CIMR: Contextualized Iterative Multimodal Reasoning for Robust Instruction Following in LVLMs
This addresses robust instruction following in AI systems for applications requiring multi-modal reasoning, but it is incremental as it builds on existing models with a novel refinement module.
The paper tackles the problem of large vision-language models struggling with complex multi-modal instructions by proposing CIMR, a framework with iterative reasoning and self-correction, achieving 91.5% accuracy on a new dataset, outperforming models like GPT-4V.
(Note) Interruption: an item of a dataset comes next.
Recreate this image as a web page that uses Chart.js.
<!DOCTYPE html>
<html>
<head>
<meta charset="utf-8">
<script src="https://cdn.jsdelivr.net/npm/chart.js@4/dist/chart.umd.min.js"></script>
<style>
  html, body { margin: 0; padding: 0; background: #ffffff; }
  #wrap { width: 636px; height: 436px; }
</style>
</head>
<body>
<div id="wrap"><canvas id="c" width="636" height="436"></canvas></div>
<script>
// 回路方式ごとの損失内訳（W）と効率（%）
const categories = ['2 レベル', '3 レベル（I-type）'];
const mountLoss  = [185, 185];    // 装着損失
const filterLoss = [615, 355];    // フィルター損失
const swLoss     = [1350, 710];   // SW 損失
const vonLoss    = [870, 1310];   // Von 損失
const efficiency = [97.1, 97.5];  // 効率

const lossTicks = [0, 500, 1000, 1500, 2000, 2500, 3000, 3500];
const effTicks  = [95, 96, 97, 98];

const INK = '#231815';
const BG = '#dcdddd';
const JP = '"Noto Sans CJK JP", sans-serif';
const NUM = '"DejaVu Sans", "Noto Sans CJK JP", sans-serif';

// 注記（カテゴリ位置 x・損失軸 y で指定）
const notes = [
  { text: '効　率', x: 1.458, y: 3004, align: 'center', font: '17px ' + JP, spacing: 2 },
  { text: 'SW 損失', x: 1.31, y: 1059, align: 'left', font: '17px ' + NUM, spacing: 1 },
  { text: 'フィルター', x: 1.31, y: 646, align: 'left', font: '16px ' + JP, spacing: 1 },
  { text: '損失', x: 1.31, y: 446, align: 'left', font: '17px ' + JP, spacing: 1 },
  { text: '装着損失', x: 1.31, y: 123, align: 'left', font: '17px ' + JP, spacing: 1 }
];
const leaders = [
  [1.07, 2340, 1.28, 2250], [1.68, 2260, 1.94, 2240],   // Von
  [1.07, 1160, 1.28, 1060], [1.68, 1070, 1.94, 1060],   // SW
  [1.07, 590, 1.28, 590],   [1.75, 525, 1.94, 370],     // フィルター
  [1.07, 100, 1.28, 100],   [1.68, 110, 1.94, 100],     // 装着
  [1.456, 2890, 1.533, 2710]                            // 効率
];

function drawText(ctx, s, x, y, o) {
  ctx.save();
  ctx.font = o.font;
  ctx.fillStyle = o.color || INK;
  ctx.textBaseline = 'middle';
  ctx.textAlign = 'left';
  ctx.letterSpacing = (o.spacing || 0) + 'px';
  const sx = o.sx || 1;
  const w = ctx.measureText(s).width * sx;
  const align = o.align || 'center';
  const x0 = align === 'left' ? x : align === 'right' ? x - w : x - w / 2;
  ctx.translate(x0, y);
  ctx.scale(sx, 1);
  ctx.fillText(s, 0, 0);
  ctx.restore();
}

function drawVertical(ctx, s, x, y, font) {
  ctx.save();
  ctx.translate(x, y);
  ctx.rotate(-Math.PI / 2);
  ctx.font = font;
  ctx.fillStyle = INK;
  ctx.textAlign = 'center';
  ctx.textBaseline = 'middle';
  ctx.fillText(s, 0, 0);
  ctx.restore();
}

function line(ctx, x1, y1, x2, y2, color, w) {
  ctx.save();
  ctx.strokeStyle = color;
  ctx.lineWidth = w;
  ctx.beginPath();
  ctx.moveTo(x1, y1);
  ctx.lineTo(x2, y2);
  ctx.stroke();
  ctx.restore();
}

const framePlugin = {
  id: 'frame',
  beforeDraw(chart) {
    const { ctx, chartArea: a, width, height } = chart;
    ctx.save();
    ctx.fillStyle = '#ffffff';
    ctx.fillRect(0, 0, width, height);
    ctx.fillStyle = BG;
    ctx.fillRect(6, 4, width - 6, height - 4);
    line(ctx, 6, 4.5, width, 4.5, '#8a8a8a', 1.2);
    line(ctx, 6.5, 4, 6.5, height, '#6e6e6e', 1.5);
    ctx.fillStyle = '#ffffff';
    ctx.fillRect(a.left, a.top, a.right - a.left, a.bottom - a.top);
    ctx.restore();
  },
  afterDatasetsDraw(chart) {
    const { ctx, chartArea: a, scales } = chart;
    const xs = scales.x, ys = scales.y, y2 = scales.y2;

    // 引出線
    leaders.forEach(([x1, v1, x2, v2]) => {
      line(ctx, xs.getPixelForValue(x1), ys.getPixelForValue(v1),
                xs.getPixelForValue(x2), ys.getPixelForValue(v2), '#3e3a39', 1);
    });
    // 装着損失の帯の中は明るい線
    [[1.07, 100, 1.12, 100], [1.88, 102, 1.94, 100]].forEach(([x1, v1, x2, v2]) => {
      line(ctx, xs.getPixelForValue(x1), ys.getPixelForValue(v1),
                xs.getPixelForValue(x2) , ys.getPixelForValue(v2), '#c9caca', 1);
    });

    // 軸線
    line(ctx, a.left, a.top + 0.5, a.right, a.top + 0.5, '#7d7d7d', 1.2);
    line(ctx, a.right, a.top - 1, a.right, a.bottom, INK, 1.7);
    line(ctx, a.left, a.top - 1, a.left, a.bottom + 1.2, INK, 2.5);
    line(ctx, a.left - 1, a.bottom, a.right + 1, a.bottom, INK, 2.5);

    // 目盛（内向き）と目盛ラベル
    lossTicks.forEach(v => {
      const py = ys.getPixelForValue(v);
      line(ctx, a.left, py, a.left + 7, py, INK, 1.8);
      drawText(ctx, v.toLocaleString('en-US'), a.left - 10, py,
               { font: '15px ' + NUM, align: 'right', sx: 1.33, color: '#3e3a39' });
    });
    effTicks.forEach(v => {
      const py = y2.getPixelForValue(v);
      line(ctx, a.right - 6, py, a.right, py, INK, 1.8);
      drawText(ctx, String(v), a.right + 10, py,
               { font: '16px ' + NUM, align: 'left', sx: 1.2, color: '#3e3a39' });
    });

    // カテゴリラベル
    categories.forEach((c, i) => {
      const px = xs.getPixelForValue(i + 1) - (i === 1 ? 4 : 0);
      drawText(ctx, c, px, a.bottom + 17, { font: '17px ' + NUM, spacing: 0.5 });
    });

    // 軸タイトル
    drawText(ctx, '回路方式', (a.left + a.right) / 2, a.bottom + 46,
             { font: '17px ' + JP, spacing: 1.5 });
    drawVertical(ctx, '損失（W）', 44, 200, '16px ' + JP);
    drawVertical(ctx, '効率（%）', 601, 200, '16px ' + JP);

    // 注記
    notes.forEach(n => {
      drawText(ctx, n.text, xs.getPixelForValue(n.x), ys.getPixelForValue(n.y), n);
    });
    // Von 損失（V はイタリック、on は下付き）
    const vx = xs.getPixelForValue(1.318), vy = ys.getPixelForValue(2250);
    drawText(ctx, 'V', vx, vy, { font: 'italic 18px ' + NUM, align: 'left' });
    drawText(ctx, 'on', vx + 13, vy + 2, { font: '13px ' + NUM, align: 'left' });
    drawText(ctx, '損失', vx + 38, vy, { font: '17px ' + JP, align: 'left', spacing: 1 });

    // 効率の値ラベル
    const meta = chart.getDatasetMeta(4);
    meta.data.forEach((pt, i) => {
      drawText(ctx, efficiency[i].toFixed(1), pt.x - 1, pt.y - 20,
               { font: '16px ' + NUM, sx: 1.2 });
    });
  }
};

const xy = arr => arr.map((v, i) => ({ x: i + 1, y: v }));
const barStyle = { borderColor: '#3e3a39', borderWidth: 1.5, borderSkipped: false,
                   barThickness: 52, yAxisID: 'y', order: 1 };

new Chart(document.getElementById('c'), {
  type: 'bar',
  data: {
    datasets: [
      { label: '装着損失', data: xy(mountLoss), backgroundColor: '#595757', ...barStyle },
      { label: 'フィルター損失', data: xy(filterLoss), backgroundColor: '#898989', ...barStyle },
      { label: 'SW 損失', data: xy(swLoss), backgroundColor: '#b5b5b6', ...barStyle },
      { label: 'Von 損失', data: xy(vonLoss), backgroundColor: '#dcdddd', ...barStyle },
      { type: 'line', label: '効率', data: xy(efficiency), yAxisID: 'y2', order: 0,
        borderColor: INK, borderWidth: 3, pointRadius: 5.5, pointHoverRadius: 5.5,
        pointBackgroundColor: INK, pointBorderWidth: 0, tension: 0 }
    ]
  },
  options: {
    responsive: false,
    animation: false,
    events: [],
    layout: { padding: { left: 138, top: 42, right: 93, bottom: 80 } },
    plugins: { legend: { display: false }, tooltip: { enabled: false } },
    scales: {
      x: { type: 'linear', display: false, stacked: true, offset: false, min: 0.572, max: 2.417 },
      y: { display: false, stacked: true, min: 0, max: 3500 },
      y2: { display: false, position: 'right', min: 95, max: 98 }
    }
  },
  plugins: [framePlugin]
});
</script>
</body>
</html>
The rapid advancement of Large Language Models (LLMs) and Large Vision-Language Models (LVLMs) has enhanced our ability to process and generate human language and visual information. However, these models often struggle with complex, multi-step multi-modal instructions that require logical reasoning, dynamic feedback integration, and iterative self-correction. To address this, we propose CIMR: Contextualized Iterative Multimodal Reasoning, a novel framework that introduces a context-aware iterative reasoning and self-correction module. CIMR operates in two stages: initial reasoning and response generation, followed by iterative refinement using parsed multi-modal feedback. A dynamic fusion module deeply integrates textual, visual, and contextual features at each step. We fine-tune LLaVA-1.5-7B on the Visual Instruction Tuning (VIT) dataset and evaluate CIMR on the newly introduced Multi-modal Action Planning (MAP) dataset. CIMR achieves 91.5% accuracy, outperforming state-of-the-art models such as GPT-4V (89.2%), LLaVA-1.5 (78.5%), MiniGPT-4 (75.3%), and InstructBLIP (72.8%), demonstrating the efficacy of its iterative reasoning and self-correction capabilities in complex tasks.